Because both the OT transducer and the rule transducer represent a function, we can test for their equivalence: (1) they apply to the same domain, and (2) the composition of the inverse of one with the other is an identity transducer.
regex RuleGrammar.i .o. OTGrammar;
test identity
# 1 (1 = TRUE, 0 = FALSE)
From an engineering point of view, the OT analysis doesn't seem appealing compared to the classical rewrite rules. We need many definitions that are far more complex, the resulting automaton is more complex, and for some OT grammars, a finite-state implementation is impossible. Theoretical linguists on the other hand usually don't care too much about the computational complexity of their analyses and frameworks, for them OT is appealing because it allows them to trace certain properties of languages back to universal constraints rooted in articulation and perception (in the case of phonology).

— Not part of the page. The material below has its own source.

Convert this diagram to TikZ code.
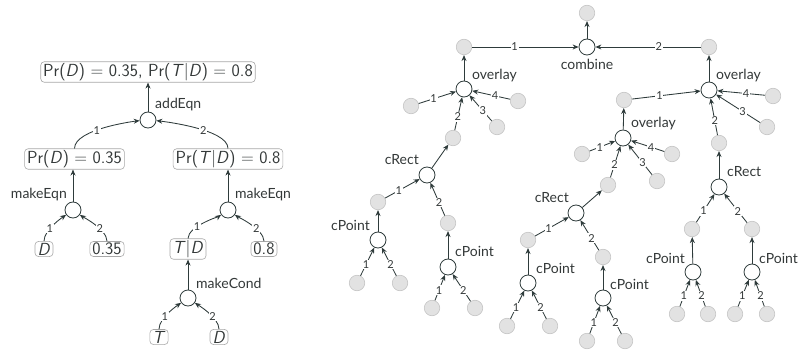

Still it seems to me that linguists could profit from implementing their analyses with finite-state technology.
1 Based on the matching approach developed by Gerdemann and Van Noord (2000).
2 In general, violations do not necessarily line up. For these cases the authors introduce a violation-permuting transducer that needs to be applied the right number of times. However, this problem does not affect the devoicing analysis, so I ignore it here.
Gerdemann, D., & Hulden, M. (2012). Practical finite state optimality theory. In Proceedings of the 10th International Workshop on Finite State Methods and Natural Language Processing (pp. 10-19).
Gerdemann, D., & Van Noord, G. (2000). Approximation and exactness in finite state optimality theory. In Proceedings of the Fith Workshop of the ACL Special Interest Group in Computational Phonology (pp. 34-45).
Hulden, M. (2009). Foma: a finite-state compiler and library. In Proceedings of the Demonstrations Session at EACL 2009 (pp. 29-32).
This page was moved from my old website.